Thanks Glaston. I too have limited experience with Chroma. What you state is as I remember it. When I used it, computers were a LOT slower and P-Shop was in ver. 5. I am sure the post is a lot easier than then, but lighting is always an issue. My issue with it was the "hard hair" look, but as you mentioned earlier that may not be an issue any longer. I have seen stunning examples of the V.B. machines final product, but I want to see it in actual use and walk through the whole process and view the typical final result. The more I read, the more I see everything must be perfect, camera perfectly square to the background screen on both vert. and horz. axis. Lighting both reflected from the screen and your subject must be at the same levels. One add I saw stated the power pack was adjustable in 1/10 stop increments. Probably a good thing with the light balance requirements. The background slides the sell are 4cm. X 4cm. square super-slides. Some photographers use 35mm they have shot. This adds another variable to the lighting process. The company will make slides from your digital image, but they want it at 1800X1800 pixels. I would think that is too low a resolution, but the BG is usually thrown out of focus intentionally so it's most likely not an issue. Enough rambling, I keep talking and I'll confuse even myself.


----------



## LongsPhoto (Jul 22, 2007)

I saw these in action at the WPPI tradeshow last March.  They look FAR better than any other virtual setup that I have ever seen.  They aren't cheap-- $4-7K if I remember correctly.  There are a few limitations-- you really have to shoot straight on at the background for it to work and they have a projector stand for the slides which seemed a bit bulky-- I like to move around more than what this seemed to allow.

I think ANY backdrop can look cheesy-- it all depends on how you use it.  The system had a lot that I liked, but I don't care for the fake scenes that it uses: staircases, beaches, doorways, etc.  To me, those always look fake.

I believe the company has a lot of training info, CDs, etc they can provide you with before you make the purchase.  Hope this helps!


----------



## rprimeau95 (Apr 3, 2008)

where do you buy this "Knockout" software?


thanks


glaston said:


> That's not really true.
> I use an app called Knockout, which has such sophisticated masking tools that it can even do smoke or the transparency of glass.
> It works great on hair.
> 
> ...


----------



## Bthornton (Apr 5, 2008)

I ran into a problem of needing more backgrounds without a lot of money or space.

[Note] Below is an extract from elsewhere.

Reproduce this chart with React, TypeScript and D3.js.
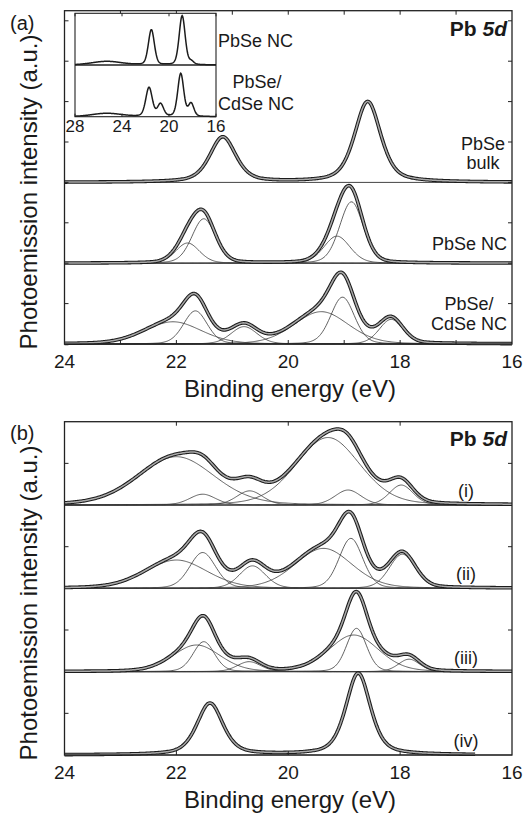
import React from 'react';
import * as d3 from 'd3';

// Each peak: [center (eV), height (a.u.), FWHM (eV)]
type Peak = [number, number, number];

// ---- Panel (a): Pb 5d spectra (offset baselines 4, 2, 0) ----
const bulkPeaks: Peak[] = [[18.58, 2.0, 0.55], [21.17, 1.12, 0.55]];
const ncPeaks: Peak[] = [[21.8, 0.5, 0.5], [21.51, 1.1, 0.5], [19.13, 0.67, 0.55], [18.87, 1.52, 0.5]];
const coreShellPeaks: Peak[] = [
  [22.06, 0.55, 1.2], [21.66, 0.82, 0.5], [20.79, 0.43, 0.55],
  [19.41, 0.8, 1.15], [19.03, 1.16, 0.5], [18.16, 0.61, 0.5],
];
const panelAOffsets = [4, 2, 0];

// ---- Inset of panel (a): wide scan (offset baselines 1, 0) ----
const insetNcPeaks: Peak[] = [[25.3, 0.07, 3.0], [21.5, 0.68, 0.6], [18.88, 0.95, 0.6], [18.1, 0.06, 0.5]];
const insetCoreShellPeaks: Peak[] = [
  [25.3, 0.065, 3.0], [21.7, 0.56, 0.65], [20.72, 0.24, 0.6],
  [19.0, 0.83, 0.6], [18.12, 0.25, 0.55],
];
const insetTicks = [28, 24, 20, 16];

// ---- Panel (b): Pb 5d spectra (i)–(iv), offset baselines 3, 2, 1, 0 ----
const specIPeaks: Peak[] = [
  [22.0, 0.58, 1.6], [21.53, 0.13, 0.55], [20.69, 0.17, 0.55],
  [19.29, 0.81, 1.35], [18.93, 0.18, 0.55], [17.98, 0.24, 0.5],
];
const specIIPeaks: Peak[] = [
  [22.0, 0.34, 1.3], [21.53, 0.43, 0.55], [20.64, 0.27, 0.55],
  [19.37, 0.48, 1.2], [18.88, 0.6, 0.5], [17.96, 0.41, 0.55],
];
const specIIIPeaks: Peak[] = [
  [21.64, 0.32, 1.0], [21.51, 0.36, 0.45], [20.7, 0.12, 0.5],
  [18.83, 0.44, 1.05], [18.78, 0.52, 0.42], [17.84, 0.15, 0.45],
];
const specIVPeaks: Peak[] = [[21.4, 0.62, 0.55], [18.75, 0.98, 0.52]];
const panelBOffsets = [3, 2, 1, 0];
const panelBLabels = ['(i)', '(ii)', '(iii)', '(iv)'];

const xTickLabels = [24, 22, 20, 18, 16];
const panelAXMinor = [23, 22, 21, 20, 19, 18, 17];
const panelAYTicks = [1, 2, 3, 4, 5, 6, 7, 8];
const panelBXMinor = [22, 20, 18];
const panelBYTicks = [0.5, 1.5, 2.5, 3.5];

const FONT = '"Liberation Sans", Arial, Helvetica, sans-serif';

function pv(e: number, p: Peak, eta: number) {
  const t = (e - p[0]) / p[2];
  return p[1] * (eta / (1 + 4 * t * t) + (1 - eta) * Math.exp(-4 * Math.LN2 * t * t));
}

const L = 64.5, R = 512;
const x = d3.scaleLinear().domain([24, 16]).range([L, R]);
const yA = d3.scaleLinear().domain([0, 8.25]).range([344, 10.7]);
const yB = d3.scaleLinear().domain([0, 4]).range([755, 421.7]);
const grid = d3.range(16, 24.0001, 0.02);
const xi = d3.scaleLinear().domain([28, 16]).range([75, 216]);
const yi = d3.scaleLinear().domain([0, 2]).range([116.7, 13.3]);
const gridInset = d3.range(16, 28.0001, 0.04);

function totalPath(peaks: Peak[], off: number, eta: number, xs: any, ys: any, g: number[]) {
  const ln = d3.line<number>().x((e) => xs(e)).y((e) => ys(off + d3.sum(peaks, (p) => pv(e, p, eta))));
  return ln(g) || '';
}
function compPath(p: Peak, off: number, eta: number, xs: any, ys: any, g: number[]) {
  const ln = d3.line<number>().x((e) => xs(e)).y((e) => ys(off + pv(e, p, eta)));
  return ln(g) || '';
}

function Thick({ d }: { d: string }) {
  return (
    <g fill="none" strokeLinejoin="round">
      <path d={d} stroke="#1c1c1c" strokeWidth={3.6} />
      <path d={d} stroke="#a9a9a9" strokeWidth={1.5} />
    </g>
  );
}

function Frame({ ys, top, bottom, xMinor, yTicks }: any) {
  const t = 4;
  return (
    <g stroke="#222" fill="none">
      <rect x={L} y={top} width={R - L} height={bottom - top} strokeWidth={1.3} />
      {xMinor.map((v: number) => (
        <g key={'x' + v}>
          <line x1={x(v)} x2={x(v)} y1={bottom} y2={bottom - t} strokeWidth={1} />
          <line x1={x(v)} x2={x(v)} y1={top} y2={top + t} strokeWidth={1} />
        </g>
      ))}
      {yTicks.map((v: number) => (
        <g key={'y' + v}>
          <line x1={L} x2={L + t} y1={ys(v)} y2={ys(v)} strokeWidth={1} />
          <line x1={R} x2={R - t} y1={ys(v)} y2={ys(v)} strokeWidth={1} />
        </g>
      ))}
    </g>
  );
}

function XAxisText({ bottom }: { bottom: number }) {
  return (
    <g fontFamily={FONT} fill="#1a1a1a">
      {xTickLabels.map((v) => (
        <text key={v} x={x(v)} y={bottom + 24} fontSize={19} textAnchor="middle">{v}</text>
      ))}
      <text x={290} y={bottom + 53} fontSize={24} textAnchor="middle">Binding energy (eV)</text>
    </g>
  );
}

export default function App() {
  const specA = [bulkPeaks, ncPeaks, coreShellPeaks];
  const specB = [specIPeaks, specIIPeaks, specIIIPeaks, specIVPeaks];
  const gridIV = grid.filter((e) => e >= 16.65);
  return (
    <svg width={531} height={815} style={{ position: 'absolute', left: 0, top: 0, background: '#fff' }}>
      {/* ---------- Panel (a) ---------- */}
      <g>
        {panelAOffsets.map((o) => (
          <line key={o} x1={L} x2={R} y1={yA(o)} y2={yA(o)} stroke="#444" strokeWidth={1} />
        ))}
        {specA.map((peaks, i) =>
          i === 0
            ? null
            : peaks.map((p, j) => (
                <path key={i + '-' + j} d={compPath(p, panelAOffsets[i], 0.2, x, yA, grid)} fill="none" stroke="#3a3a3a" strokeWidth={0.8} />
              ))
        )}
        {specA.map((peaks, i) => (
          <Thick key={'t' + i} d={totalPath(peaks, panelAOffsets[i], i === 0 ? 0.5 : 0.2, x, yA, grid)} />
        ))}
        <Frame ys={yA} top={10.7} bottom={344} xMinor={panelAXMinor} yTicks={panelAYTicks} />

        {/* inset */}
        <rect x={75} y={13.3} width={141} height={103.4} fill="#fff" stroke="#222" strokeWidth={1.1} />
        <line x1={75} x2={216} y1={yi(1)} y2={yi(1)} stroke="#222" strokeWidth={1.3} />
        <path d={totalPath(insetNcPeaks, 1, 0.25, xi, yi, gridInset)} fill="none" stroke="#1c1c1c" strokeWidth={1.5} />
        <path d={totalPath(insetCoreShellPeaks, 0, 0.25, xi, yi, gridInset)} fill="none" stroke="#1c1c1c" strokeWidth={1.5} />
        {insetTicks.map((v) => (
          <g key={'it' + v}>
            <line x1={xi(v)} x2={xi(v)} y1={116.7} y2={113.7} stroke="#222" />
            <line x1={xi(v)} x2={xi(v)} y1={13.3} y2={16.3} stroke="#222" />
          </g>
        ))}
        <g fontFamily={FONT} fill="#1a1a1a">
          {insetTicks.map((v) => (
            <text key={'il' + v} x={xi(v)} y={131.5} fontSize={17} textAnchor="middle">{v}</text>
          ))}
          <text x={218} y={47} fontSize={18}>PbSe NC</text>
          <text x={257} y={88} fontSize={18} textAnchor="middle">PbSe/</text>
          <text x={256} y={110} fontSize={18} textAnchor="middle">CdSe NC</text>

          <text x={483} y={150} fontSize={18} textAnchor="middle">PbSe</text>
          <text x={483} y={169} fontSize={18} textAnchor="middle">bulk</text>
          <text x={507} y={250} fontSize={18} textAnchor="end">PbSe NC</text>
          <text x={469} y={310} fontSize={18} textAnchor="middle">PbSe/</text>
          <text x={469} y={330} fontSize={18} textAnchor="middle">CdSe NC</text>

          <text x={507} y={36} fontSize={21} fontWeight="bold" textAnchor="end">
            Pb <tspan fontStyle="italic">5d</tspan>
          </text>
          <text x={10} y={30} fontSize={20}>(a)</text>
          <text transform="translate(37,192) rotate(-90)" fontSize={24} textAnchor="middle">Photoemission intensity (a.u.)</text>
        </g>
        <XAxisText bottom={344} />
      </g>

      {/* ---------- Panel (b) ---------- */}
      <g>
        {panelBOffsets.map((o) => (
          <line key={o} x1={L} x2={R} y1={yB(o)} y2={yB(o)} stroke="#444" strokeWidth={1} />
        ))}
        {specB.map((peaks, i) =>
          i === 3
            ? null
            : peaks.map((p, j) => (
                <path key={i + '-' + j} d={compPath(p, panelBOffsets[i], 0.2, x, yB, grid)} fill="none" stroke="#3a3a3a" strokeWidth={0.8} />
              ))
        )}
        {specB.map((peaks, i) => (
          <Thick key={'t' + i} d={totalPath(peaks, panelBOffsets[i], i === 3 ? 0.5 : 0.2, x, yB, i === 3 ? gridIV : grid)} />
        ))}
        <Frame ys={yB} top={421.7} bottom={755} xMinor={panelBXMinor} yTicks={panelBYTicks} />
        <g fontFamily={FONT} fill="#1a1a1a">
          {panelBLabels.map((s, i) => (
            <text key={s} x={466} y={yB(panelBOffsets[i]) - 8} fontSize={18} textAnchor="middle">{s}</text>
          ))}
          <text x={507} y={446} fontSize={21} fontWeight="bold" textAnchor="end">
            Pb <tspan fontStyle="italic">5d</tspan>
          </text>
          <text x={10} y={440} fontSize={20}>(b)</text>
          <text transform="translate(37,603) rotate(-90)" fontSize={24} textAnchor="middle">Photoemission intensity (a.u.)</text>
        </g>
        <XAxisText bottom={755} />
      </g>
    </svg>
  );
}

I have a mobile studio and really did not want to lug around even more stuff. I went to backdropoutlet.com and bought some Fantasy Cloths. I will tell you I was PO'd when I got them because there were like a cheap tissue paper or so I thought. I love them! Have them in 10 colors and use them with every indoor session. I start with a white or back muslin and drape them over it to get the effect I want. I use clips to get a great drape effect if I want it. My customers LOVE the look they get from it. A 10x20 is $59 or 2 for $69. Even better Backdrop Outlet has an Ebay store where you can get them as low as $10!
These can be wadded up into a little ball and shoved in a bag, you can layer them you can even shoot thru some of them. I do it with the sheer white.


----------



## Mike_E (Apr 5, 2008)

John, Here is a really nice program to help with the masking and there are demos here as well..

http://www.ononesoftware.com/detail.php?prodLine_id=4

You can do the same thing in Photoshop with practice, but you also have to stay in practice .

mike


----------



## Alpha (Apr 5, 2008)

Two things:

1) Chroma is entirely unnecessary for still photographers. You still have to mask out the subject. You're much better off sticking to a white background.

2) There are lots of ways to mask that look entirely natural. With enough skill, you can do it simply using PS' built-in tools (calculations and other "channel chops"). There are also plugins that can help take a lot of the elbow grease out of natural looking masking. FluidMask would be my plugin of choice. It's really fantastic, and not too expensive either. It is, however, a resource hog.


----------